Stored rows:
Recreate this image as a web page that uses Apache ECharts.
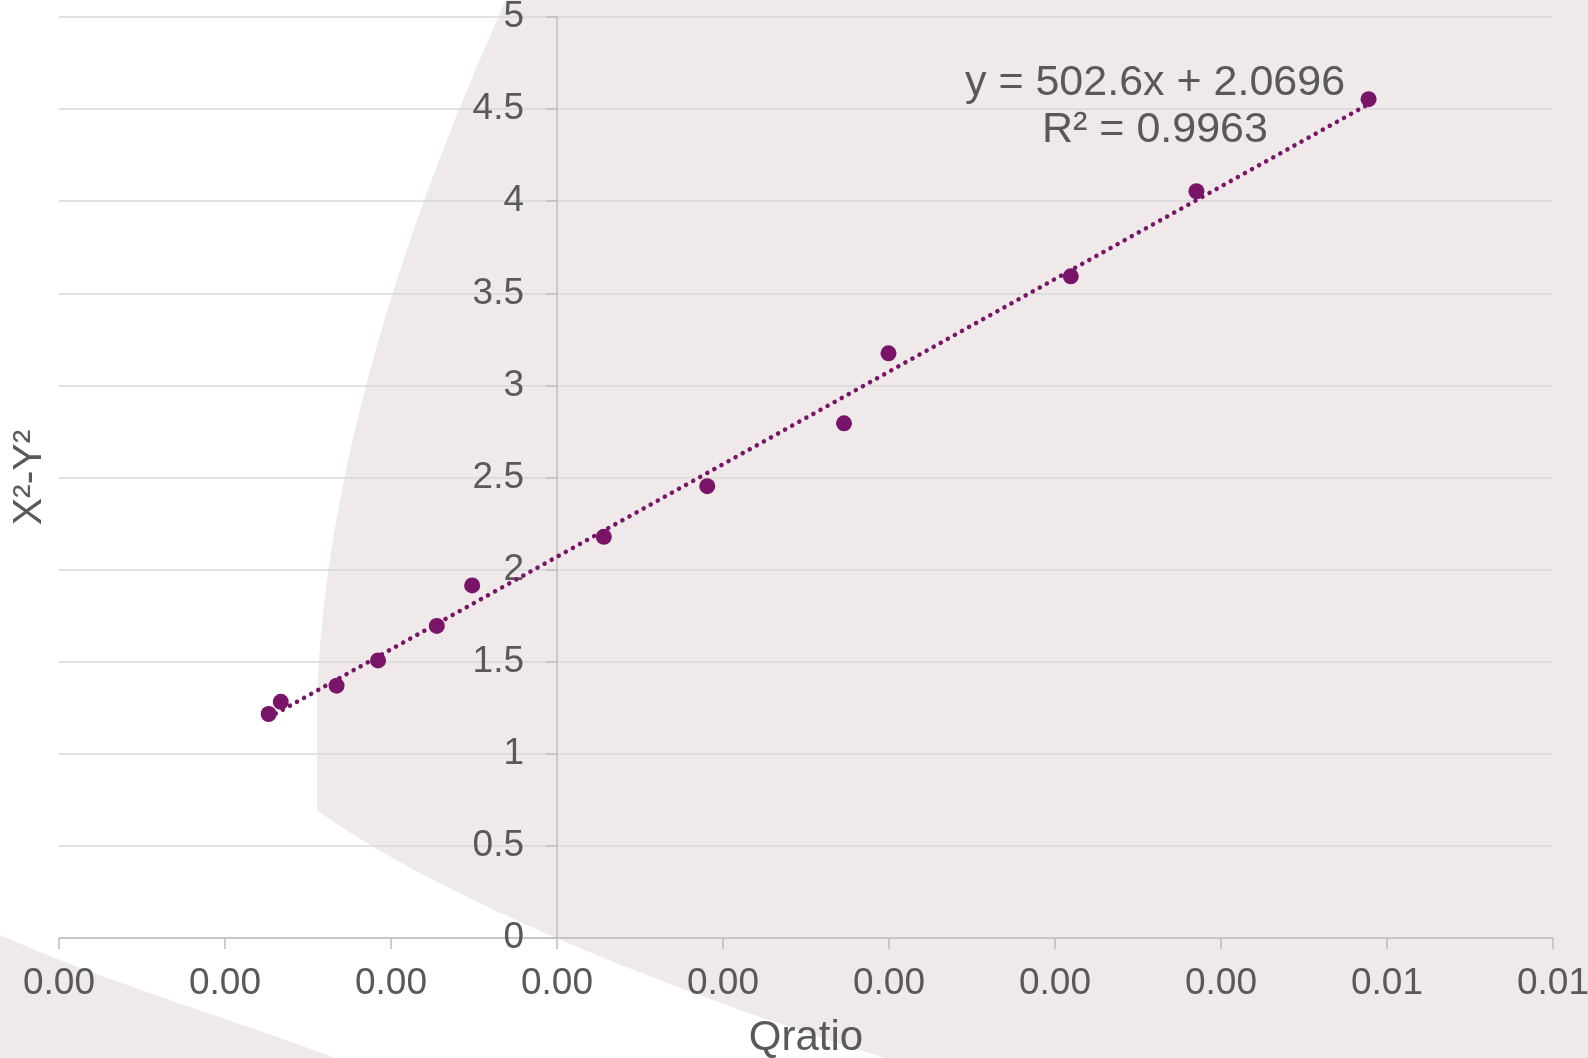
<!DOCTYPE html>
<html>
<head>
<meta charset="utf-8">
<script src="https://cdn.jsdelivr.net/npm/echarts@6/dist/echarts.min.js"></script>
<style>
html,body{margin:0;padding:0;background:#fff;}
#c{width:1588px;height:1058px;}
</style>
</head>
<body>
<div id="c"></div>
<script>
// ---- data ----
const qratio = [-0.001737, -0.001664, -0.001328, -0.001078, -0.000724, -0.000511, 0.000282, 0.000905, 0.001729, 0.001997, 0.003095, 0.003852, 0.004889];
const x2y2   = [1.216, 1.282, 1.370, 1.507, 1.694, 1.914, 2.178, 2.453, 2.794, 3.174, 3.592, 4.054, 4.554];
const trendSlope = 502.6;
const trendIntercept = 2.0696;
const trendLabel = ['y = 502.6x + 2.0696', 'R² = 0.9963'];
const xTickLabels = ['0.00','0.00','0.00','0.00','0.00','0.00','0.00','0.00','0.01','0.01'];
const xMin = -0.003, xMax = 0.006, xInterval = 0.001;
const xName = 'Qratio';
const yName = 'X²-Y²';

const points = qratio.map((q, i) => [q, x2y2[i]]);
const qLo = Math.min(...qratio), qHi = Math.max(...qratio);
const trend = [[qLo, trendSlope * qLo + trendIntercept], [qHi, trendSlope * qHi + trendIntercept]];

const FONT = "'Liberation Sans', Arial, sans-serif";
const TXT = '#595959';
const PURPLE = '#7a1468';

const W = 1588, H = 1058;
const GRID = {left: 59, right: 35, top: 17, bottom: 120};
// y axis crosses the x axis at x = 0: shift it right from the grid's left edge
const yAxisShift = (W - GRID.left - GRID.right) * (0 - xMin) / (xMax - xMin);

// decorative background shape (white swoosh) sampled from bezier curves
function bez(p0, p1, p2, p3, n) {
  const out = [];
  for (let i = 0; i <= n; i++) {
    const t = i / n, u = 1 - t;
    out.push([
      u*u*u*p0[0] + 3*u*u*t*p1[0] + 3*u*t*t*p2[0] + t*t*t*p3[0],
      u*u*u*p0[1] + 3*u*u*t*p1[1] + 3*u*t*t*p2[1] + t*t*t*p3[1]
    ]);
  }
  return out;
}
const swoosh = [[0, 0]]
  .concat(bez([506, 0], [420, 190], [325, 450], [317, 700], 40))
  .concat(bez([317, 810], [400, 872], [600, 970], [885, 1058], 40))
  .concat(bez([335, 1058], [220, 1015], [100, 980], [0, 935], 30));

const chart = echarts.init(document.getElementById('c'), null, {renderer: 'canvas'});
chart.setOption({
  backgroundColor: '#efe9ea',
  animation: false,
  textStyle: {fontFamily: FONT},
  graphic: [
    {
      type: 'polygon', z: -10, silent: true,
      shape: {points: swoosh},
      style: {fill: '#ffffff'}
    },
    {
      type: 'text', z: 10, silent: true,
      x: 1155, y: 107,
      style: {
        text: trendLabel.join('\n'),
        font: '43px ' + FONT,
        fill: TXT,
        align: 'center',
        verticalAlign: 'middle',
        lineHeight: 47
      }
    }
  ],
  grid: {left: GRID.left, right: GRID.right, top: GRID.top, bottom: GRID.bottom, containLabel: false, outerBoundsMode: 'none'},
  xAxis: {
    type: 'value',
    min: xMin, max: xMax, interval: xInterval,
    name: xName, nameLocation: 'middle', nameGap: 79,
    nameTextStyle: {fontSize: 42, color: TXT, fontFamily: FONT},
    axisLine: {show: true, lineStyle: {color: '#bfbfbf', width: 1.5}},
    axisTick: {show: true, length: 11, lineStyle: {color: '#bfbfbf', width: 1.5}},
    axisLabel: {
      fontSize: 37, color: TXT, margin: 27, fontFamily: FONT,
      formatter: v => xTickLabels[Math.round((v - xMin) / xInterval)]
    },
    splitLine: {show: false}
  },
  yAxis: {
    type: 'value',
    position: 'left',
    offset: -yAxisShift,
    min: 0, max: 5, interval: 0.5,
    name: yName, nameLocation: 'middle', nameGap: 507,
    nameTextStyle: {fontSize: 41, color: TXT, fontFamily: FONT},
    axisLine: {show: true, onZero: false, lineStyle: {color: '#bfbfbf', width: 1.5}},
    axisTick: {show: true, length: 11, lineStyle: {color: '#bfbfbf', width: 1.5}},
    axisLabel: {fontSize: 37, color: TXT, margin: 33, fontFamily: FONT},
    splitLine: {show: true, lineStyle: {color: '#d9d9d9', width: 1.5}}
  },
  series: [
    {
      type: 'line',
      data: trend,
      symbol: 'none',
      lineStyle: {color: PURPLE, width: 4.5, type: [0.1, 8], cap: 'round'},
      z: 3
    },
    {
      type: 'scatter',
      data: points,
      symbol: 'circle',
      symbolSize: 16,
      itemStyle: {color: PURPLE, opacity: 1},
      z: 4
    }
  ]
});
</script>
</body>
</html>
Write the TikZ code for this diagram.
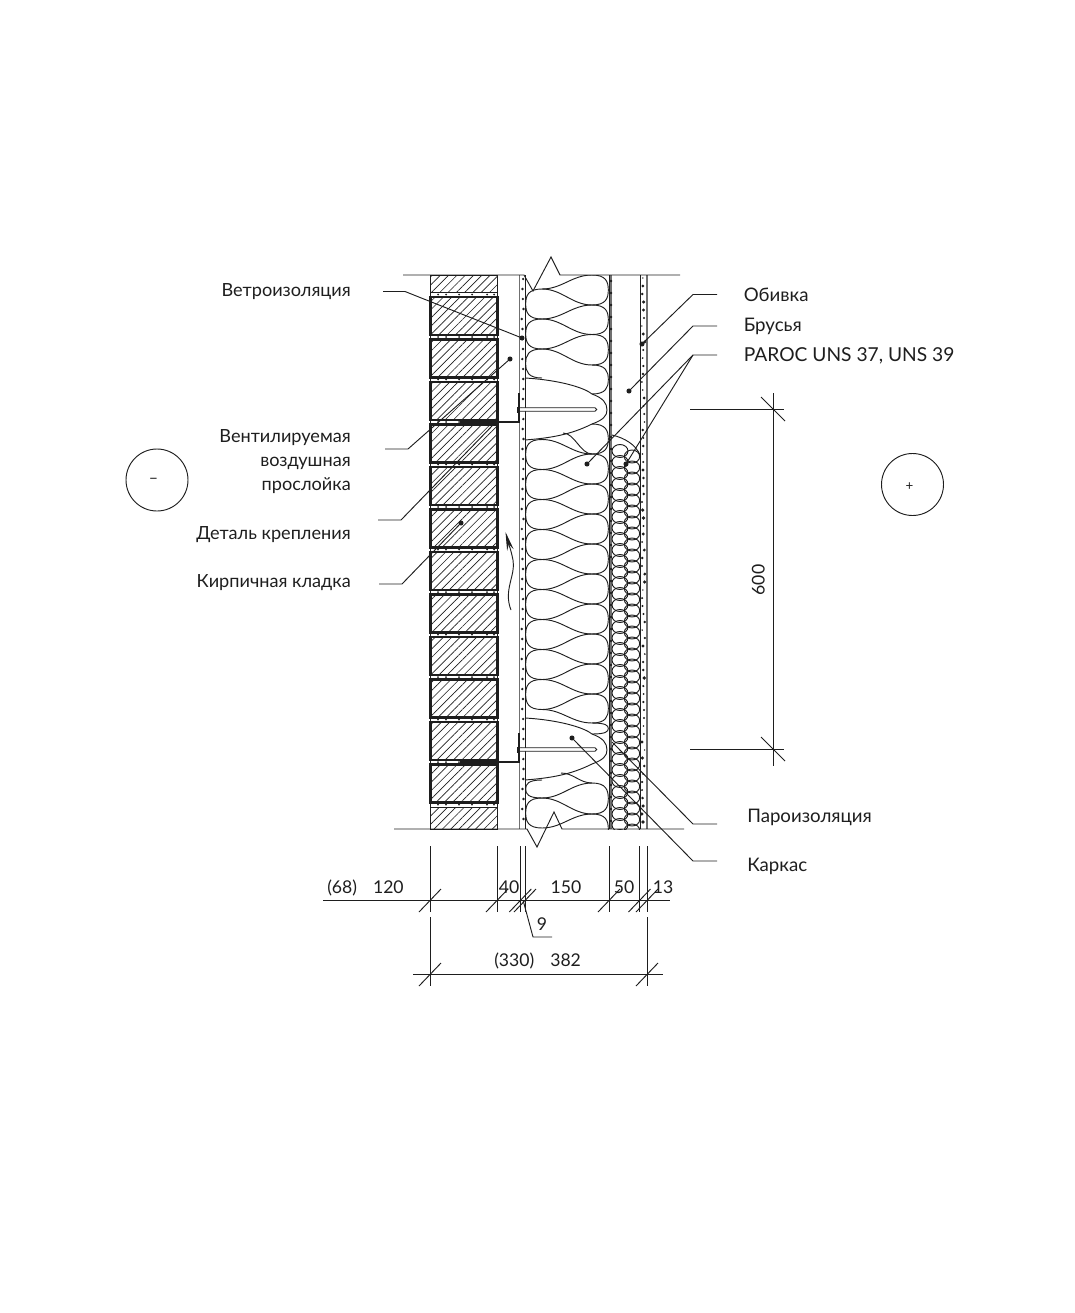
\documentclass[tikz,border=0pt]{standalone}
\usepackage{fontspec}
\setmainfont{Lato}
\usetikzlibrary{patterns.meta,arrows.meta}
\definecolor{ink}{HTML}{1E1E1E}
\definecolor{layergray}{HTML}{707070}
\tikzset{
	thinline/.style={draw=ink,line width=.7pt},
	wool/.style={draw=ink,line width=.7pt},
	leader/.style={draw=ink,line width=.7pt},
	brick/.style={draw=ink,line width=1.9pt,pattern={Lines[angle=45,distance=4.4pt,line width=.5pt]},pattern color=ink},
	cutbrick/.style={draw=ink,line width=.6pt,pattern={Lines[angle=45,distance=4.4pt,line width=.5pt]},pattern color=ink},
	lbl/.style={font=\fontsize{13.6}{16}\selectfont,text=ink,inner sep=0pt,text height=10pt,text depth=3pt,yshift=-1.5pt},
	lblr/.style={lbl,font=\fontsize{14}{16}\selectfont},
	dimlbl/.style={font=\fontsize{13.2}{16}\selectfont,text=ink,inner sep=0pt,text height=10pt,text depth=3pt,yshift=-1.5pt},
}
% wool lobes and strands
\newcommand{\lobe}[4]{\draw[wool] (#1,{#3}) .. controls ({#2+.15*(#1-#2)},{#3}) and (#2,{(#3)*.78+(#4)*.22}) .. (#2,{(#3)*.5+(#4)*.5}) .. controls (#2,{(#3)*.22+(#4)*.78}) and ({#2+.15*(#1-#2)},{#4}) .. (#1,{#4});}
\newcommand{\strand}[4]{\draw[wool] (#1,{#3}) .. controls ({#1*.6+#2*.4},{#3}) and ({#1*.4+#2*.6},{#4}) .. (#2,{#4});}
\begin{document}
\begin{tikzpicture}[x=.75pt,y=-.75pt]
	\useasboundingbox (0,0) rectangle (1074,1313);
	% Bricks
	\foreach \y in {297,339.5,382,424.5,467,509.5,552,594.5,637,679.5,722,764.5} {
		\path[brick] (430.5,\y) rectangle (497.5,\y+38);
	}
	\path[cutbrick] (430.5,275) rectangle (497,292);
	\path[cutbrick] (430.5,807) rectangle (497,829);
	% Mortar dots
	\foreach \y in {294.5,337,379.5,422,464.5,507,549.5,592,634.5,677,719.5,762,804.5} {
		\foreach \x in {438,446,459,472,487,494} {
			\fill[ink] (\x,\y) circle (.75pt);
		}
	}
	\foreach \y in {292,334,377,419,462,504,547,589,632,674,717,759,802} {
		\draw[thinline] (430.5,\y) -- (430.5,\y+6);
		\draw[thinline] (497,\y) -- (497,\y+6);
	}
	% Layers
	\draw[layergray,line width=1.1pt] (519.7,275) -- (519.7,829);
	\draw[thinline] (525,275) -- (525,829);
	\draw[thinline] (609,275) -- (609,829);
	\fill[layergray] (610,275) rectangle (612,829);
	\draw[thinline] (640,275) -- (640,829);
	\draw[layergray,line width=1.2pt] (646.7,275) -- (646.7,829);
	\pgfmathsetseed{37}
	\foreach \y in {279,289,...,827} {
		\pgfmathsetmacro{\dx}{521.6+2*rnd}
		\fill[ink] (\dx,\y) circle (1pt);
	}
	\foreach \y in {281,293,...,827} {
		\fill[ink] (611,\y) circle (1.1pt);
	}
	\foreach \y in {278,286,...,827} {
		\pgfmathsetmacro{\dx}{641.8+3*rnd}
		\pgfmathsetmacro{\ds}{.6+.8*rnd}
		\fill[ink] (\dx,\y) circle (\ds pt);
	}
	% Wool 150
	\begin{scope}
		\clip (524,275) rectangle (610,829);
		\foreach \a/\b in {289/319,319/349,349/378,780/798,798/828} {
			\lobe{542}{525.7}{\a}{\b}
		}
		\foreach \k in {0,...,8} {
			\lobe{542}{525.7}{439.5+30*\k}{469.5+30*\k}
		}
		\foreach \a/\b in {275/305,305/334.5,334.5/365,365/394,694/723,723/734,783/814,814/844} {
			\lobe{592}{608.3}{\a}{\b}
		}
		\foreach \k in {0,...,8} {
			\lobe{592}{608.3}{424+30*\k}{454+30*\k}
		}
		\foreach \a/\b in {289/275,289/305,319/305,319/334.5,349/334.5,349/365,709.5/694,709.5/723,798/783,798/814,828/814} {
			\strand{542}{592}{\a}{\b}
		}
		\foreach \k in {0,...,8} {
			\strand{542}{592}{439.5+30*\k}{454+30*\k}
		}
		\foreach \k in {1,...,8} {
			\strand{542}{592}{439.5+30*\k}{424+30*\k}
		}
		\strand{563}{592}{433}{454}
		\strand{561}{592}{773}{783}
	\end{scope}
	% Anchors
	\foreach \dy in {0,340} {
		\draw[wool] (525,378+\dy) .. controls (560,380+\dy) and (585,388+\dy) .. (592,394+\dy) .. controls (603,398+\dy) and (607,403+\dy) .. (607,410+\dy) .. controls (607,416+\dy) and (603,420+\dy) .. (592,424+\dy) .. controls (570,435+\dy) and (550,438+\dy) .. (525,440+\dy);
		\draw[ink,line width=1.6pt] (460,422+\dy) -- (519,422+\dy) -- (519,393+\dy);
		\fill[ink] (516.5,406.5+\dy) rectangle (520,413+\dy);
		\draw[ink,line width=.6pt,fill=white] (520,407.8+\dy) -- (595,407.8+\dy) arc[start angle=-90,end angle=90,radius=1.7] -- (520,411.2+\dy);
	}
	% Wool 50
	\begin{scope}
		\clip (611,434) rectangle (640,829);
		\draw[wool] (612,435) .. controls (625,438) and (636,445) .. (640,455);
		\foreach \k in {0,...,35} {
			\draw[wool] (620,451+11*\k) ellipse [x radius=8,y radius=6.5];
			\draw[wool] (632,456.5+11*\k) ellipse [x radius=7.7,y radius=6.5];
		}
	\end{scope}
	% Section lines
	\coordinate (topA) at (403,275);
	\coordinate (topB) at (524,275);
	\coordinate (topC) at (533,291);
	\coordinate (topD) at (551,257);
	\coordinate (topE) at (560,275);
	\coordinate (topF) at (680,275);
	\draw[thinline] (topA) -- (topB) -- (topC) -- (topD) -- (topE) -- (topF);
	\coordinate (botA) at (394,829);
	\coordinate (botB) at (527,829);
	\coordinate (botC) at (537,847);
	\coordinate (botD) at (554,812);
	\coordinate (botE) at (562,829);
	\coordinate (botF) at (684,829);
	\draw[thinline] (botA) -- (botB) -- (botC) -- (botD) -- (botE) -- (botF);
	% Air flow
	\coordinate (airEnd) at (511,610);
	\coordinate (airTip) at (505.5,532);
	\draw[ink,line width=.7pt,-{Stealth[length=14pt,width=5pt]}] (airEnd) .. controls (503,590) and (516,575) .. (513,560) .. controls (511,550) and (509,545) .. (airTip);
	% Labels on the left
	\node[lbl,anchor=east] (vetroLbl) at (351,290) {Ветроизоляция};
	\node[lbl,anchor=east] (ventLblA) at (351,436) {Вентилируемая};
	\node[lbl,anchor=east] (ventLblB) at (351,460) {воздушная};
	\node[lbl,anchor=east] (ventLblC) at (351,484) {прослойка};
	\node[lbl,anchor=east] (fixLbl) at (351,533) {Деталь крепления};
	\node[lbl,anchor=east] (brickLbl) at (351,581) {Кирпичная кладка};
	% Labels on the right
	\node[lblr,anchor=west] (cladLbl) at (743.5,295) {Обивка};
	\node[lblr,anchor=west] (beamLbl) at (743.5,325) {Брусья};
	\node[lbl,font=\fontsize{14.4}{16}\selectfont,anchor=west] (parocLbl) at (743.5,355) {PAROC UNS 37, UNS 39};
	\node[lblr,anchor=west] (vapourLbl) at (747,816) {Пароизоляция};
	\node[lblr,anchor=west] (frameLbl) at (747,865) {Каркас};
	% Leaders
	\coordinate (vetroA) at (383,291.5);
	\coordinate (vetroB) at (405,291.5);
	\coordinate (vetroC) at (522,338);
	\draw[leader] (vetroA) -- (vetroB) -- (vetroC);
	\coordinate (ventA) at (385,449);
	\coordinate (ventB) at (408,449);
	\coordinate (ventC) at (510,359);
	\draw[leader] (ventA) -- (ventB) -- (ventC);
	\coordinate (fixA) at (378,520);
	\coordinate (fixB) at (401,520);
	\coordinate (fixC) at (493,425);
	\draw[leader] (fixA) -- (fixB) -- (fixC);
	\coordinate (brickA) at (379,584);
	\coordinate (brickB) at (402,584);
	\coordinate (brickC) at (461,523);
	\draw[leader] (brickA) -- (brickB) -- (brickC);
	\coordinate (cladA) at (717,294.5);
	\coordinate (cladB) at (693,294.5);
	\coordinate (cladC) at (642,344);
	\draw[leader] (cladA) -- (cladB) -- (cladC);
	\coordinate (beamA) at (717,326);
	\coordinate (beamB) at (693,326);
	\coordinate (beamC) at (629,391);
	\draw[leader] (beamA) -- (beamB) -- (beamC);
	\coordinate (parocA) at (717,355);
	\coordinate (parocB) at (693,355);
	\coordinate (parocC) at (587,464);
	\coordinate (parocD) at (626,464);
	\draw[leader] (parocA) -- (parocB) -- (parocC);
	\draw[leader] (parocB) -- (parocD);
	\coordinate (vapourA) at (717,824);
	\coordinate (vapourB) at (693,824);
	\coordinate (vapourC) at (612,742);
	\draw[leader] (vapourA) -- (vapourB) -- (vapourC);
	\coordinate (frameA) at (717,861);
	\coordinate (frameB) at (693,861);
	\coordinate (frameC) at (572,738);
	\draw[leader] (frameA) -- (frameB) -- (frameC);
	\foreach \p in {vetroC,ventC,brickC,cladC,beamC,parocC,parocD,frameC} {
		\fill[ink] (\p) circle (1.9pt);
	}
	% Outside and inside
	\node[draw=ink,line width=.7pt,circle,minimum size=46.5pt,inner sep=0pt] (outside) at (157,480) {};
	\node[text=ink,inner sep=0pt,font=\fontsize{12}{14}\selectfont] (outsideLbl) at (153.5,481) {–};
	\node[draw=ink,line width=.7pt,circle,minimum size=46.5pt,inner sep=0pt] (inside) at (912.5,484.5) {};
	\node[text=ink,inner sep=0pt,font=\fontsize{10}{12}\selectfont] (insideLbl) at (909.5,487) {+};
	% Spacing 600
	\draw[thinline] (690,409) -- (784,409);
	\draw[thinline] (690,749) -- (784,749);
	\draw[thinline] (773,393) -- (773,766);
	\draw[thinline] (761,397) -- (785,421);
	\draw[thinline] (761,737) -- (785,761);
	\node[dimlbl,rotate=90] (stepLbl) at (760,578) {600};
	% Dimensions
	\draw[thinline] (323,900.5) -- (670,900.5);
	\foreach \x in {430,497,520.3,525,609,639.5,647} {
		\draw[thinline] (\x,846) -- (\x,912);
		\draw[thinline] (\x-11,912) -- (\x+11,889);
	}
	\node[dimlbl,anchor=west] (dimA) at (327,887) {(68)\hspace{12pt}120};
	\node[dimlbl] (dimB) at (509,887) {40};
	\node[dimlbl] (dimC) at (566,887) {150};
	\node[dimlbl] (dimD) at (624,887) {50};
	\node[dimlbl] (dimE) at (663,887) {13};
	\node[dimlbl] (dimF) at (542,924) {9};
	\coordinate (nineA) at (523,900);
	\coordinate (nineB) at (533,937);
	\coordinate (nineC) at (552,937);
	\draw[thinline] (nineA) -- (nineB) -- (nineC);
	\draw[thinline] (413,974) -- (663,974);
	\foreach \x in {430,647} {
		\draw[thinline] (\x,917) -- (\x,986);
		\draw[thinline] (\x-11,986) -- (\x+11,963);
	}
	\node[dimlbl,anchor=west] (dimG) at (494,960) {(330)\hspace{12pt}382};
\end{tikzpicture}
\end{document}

Stated task:
Without the pictures, repeat the entries above line by line, from the first through the one that contains "const yAxisShift = (W", both ends included.

Full solution:
Recreate this image as a web page that uses Apache ECharts.
<!DOCTYPE html>
<html>
<head>
<meta charset="utf-8">
<script src="https://cdn.jsdelivr.net/npm/echarts@6/dist/echarts.min.js"></script>
<style>
html,body{margin:0;padding:0;background:#fff;}
#c{width:1588px;height:1058px;}
</style>
</head>
<body>
<div id="c"></div>
<script>
// ---- data ----
const qratio = [-0.001737, -0.001664, -0.001328, -0.001078, -0.000724, -0.000511, 0.000282, 0.000905, 0.001729, 0.001997, 0.003095, 0.003852, 0.004889];
const x2y2   = [1.216, 1.282, 1.370, 1.507, 1.694, 1.914, 2.178, 2.453, 2.794, 3.174, 3.592, 4.054, 4.554];
const trendSlope = 502.6;
const trendIntercept = 2.0696;
const trendLabel = ['y = 502.6x + 2.0696', 'R² = 0.9963'];
const xTickLabels = ['0.00','0.00','0.00','0.00','0.00','0.00','0.00','0.00','0.01','0.01'];
const xMin = -0.003, xMax = 0.006, xInterval = 0.001;
const xName = 'Qratio';
const yName = 'X²-Y²';

const points = qratio.map((q, i) => [q, x2y2[i]]);
const qLo = Math.min(...qratio), qHi = Math.max(...qratio);
const trend = [[qLo, trendSlope * qLo + trendIntercept], [qHi, trendSlope * qHi + trendIntercept]];

const FONT = "'Liberation Sans', Arial, sans-serif";
const TXT = '#595959';
const PURPLE = '#7a1468';

const W = 1588, H = 1058;
const GRID = {left: 59, right: 35, top: 17, bottom: 120};
// y axis crosses the x axis at x = 0: shift it right from the grid's left edge
const yAxisShift = (W - GRID.left - GRID.right) * (0 - xMin) / (xMax - xMin);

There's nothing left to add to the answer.